● **COLLECTED MATERIAL**
* START *

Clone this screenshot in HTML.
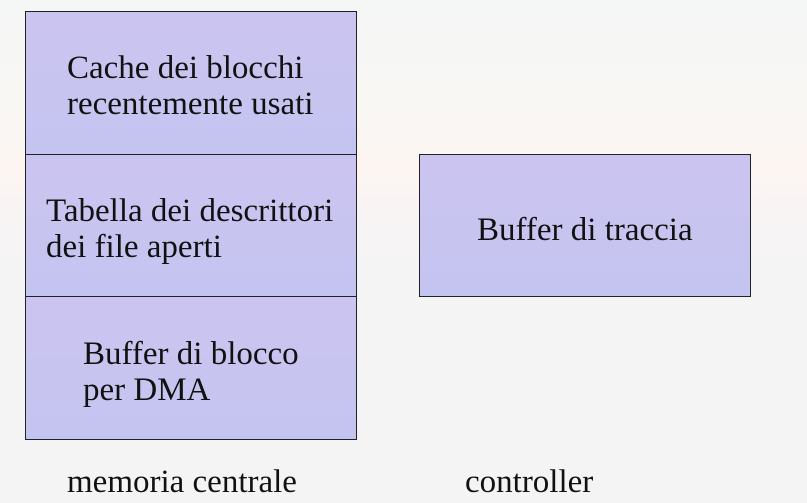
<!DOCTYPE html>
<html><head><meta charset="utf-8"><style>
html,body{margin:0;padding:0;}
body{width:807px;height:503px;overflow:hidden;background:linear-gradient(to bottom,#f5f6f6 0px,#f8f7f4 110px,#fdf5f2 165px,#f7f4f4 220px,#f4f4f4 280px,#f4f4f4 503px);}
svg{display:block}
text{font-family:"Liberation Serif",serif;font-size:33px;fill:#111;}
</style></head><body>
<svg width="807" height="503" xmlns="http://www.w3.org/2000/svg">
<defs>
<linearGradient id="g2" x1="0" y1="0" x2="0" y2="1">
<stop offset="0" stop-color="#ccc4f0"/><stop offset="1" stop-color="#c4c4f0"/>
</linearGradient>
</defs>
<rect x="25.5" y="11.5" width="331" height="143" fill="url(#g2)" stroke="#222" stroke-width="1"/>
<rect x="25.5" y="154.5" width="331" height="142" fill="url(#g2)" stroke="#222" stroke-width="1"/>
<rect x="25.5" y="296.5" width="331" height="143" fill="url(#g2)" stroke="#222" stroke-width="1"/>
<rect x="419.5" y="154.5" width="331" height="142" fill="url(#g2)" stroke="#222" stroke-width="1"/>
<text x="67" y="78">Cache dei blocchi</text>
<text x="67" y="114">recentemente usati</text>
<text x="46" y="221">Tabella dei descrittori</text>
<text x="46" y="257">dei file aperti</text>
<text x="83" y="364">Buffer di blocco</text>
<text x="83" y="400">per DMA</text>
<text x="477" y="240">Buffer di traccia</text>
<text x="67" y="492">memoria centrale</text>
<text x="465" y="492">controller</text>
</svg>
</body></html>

* END *

● **WHAT IS EXPECTED**
Reproduce every line of the material precisely, omitting its pictures.

● **FULL SOLUTION**
Clone this screenshot in HTML.
<!DOCTYPE html>
<html><head><meta charset="utf-8"><style>
html,body{margin:0;padding:0;}
body{width:807px;height:503px;overflow:hidden;background:linear-gradient(to bottom,#f5f6f6 0px,#f8f7f4 110px,#fdf5f2 165px,#f7f4f4 220px,#f4f4f4 280px,#f4f4f4 503px);}
svg{display:block}
text{font-family:"Liberation Serif",serif;font-size:33px;fill:#111;}
</style></head><body>
<svg width="807" height="503" xmlns="http://www.w3.org/2000/svg">
<defs>
<linearGradient id="g2" x1="0" y1="0" x2="0" y2="1">
<stop offset="0" stop-color="#ccc4f0"/><stop offset="1" stop-color="#c4c4f0"/>
</linearGradient>
</defs>
<rect x="25.5" y="11.5" width="331" height="143" fill="url(#g2)" stroke="#222" stroke-width="1"/>
<rect x="25.5" y="154.5" width="331" height="142" fill="url(#g2)" stroke="#222" stroke-width="1"/>
<rect x="25.5" y="296.5" width="331" height="143" fill="url(#g2)" stroke="#222" stroke-width="1"/>
<rect x="419.5" y="154.5" width="331" height="142" fill="url(#g2)" stroke="#222" stroke-width="1"/>
<text x="67" y="78">Cache dei blocchi</text>
<text x="67" y="114">recentemente usati</text>
<text x="46" y="221">Tabella dei descrittori</text>
<text x="46" y="257">dei file aperti</text>
<text x="83" y="364">Buffer di blocco</text>
<text x="83" y="400">per DMA</text>
<text x="477" y="240">Buffer di traccia</text>
<text x="67" y="492">memoria centrale</text>
<text x="465" y="492">controller</text>
</svg>
</body></html>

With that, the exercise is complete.